Salty snack consumers are more likely to say they’re eating less (19%) salty snacks today (compared to last year) than they are to say they’re eating more (16%).
Are Americans in Denial About Salty Snacking?
The popularity of snacking is undeniable, but salty snack consumers**** are more likely to say they’re eating less (19%) salty snacks today (compared to last year) than they are to say they’re eating more (16%). While they’re seen as an acceptable indulgence, with two in five (42%) agreeing that taste is more important than health when it comes to salty snacks, many are on the lookout for more healthful varieties as nearly half (48%) wish there were more healthy snack options.
While consumers may report eating less salty snacks, the variety of snacking occasions, such as munching while on-the-go (41%) and as an energy boost (22%), has helped the salty snacks category see continued growth over the last year, with overall category sales increasing 5% to reach an estimated $11.9 billion in 2017. Looking at the past five years, sales have grown 31% since 2012, making salty snacks one of the best performing major packaged food categories in recent years.

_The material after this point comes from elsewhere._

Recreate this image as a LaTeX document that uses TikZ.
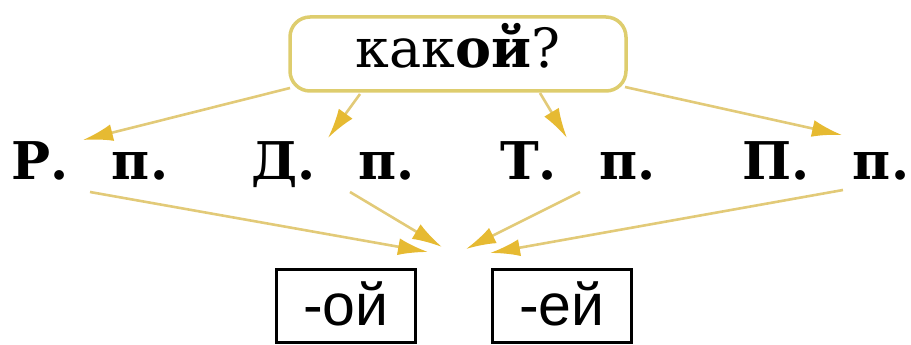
\documentclass[tikz,border=0pt]{standalone}
\usepackage{fontspec}
\setmainfont{DejaVu Serif}
\newfontfamily\sansf{Liberation Sans}
\usetikzlibrary{arrows.meta,calc}
\definecolor{arrowgold}{RGB}{230,186,50}
\definecolor{linegold}{RGB}{226,202,120}
\definecolor{boxborder}{RGB}{222,205,110}
\begin{document}
\begin{tikzpicture}[x=1pt,y=-1pt,
  topbox/.style={draw=boxborder, line width=3.5pt, rounded corners=20pt, fill=white,
    minimum width=336pt, minimum height=74pt, inner sep=0pt,
    text height=28pt, text depth=0pt, font=\fontsize{54}{54}\selectfont},
  caselabel/.style={anchor=base, inner sep=0pt, font=\fontsize{52}{52}\selectfont\bfseries},
  endbox/.style={draw=black, line width=3.5pt, minimum width=139pt, minimum height=73pt,
    inner sep=0pt, text height=38pt, text depth=0pt, font=\sansf\fontsize{59}{59}\selectfont},
  conn/.style={draw=linegold, line width=2.6pt,
    -{Latex[length=30pt,width=17pt,color=arrowgold]}}
]
\useasboundingbox (0,0) rectangle (911,345);
\node[topbox] (q) at (458,54) {как\textbf{ой}?};
\node[caselabel] (rp) at (90,179) {Р.\hspace{43pt}п.};
\node[caselabel] (dp) at (333,179) {Д.\hspace{43pt}п.};
\node[caselabel] (tp) at (578,179) {Т.\hspace{43pt}п.};
\node[caselabel] (pp) at (826,179) {П.\hspace{43pt}п.};
\node[endbox] (oj) at (346,306) {-ой};
\node[endbox] (ej) at (562,306) {-ей};
% arrow end points
\coordinate (s1) at (290,88);
\coordinate (s2) at (360,94);
\coordinate (s3) at (540,93);
\coordinate (s4) at (625,87);
\coordinate (e1) at (83,140);
\coordinate (e2) at (328,138);
\coordinate (e3) at (567,138);
\coordinate (e4) at (842,135);
\coordinate (b1) at (90,192);
\coordinate (b2) at (350,192);
\coordinate (b3) at (580,192);
\coordinate (b4) at (843,190);
\coordinate (m1) at (428,252);
\coordinate (m2) at (442,247);
\coordinate (m3) at (466,249);
\coordinate (m4) at (490,253);
\draw[conn] (s1) -- (e1);
\draw[conn] (s2) -- (e2);
\draw[conn] (s3) -- (e3);
\draw[conn] (s4) -- (e4);
\draw[conn] (b1) -- (m1);
\draw[conn] (b2) -- (m2);
\draw[conn] (b3) -- (m3);
\draw[conn] (b4) -- (m4);
\end{tikzpicture}
\end{document}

“The diverse salty snacks category benefits from the increasing prevalence of snacking and the blurring line between traditional meal times and snacking occasions. However, salty snack purchasers report eating less salty snacks, suggesting they aren’t as willing to admit to their changing behavior, likely due to lingering negative perceptions of the category. Our research shows that because salty snacks are still primarily seen as an indulgence, there are opportunities for brands to shift their messaging and new product development to better position salty snacks as a healthy snacking option, such as popcorn, or more nutrient-dense, such as meat snacks, to continue the category’s growth,” concluded Owen.
*Base: 557 internet users aged 18+ who have purchased any popcorn in the three months leading to December 2017.
**Segments of the salty snacks category include meat snacks, popcorn, cheese snacks, pretzels, corn snacks and pork rinds.
***Base: 558 internet users aged 18+ who have purchased any meat snacks in the three months leading to December 2017.
****Base: 1,822 internet users aged 18+ who have purchased any salty snack type in the three months leading to December 2017.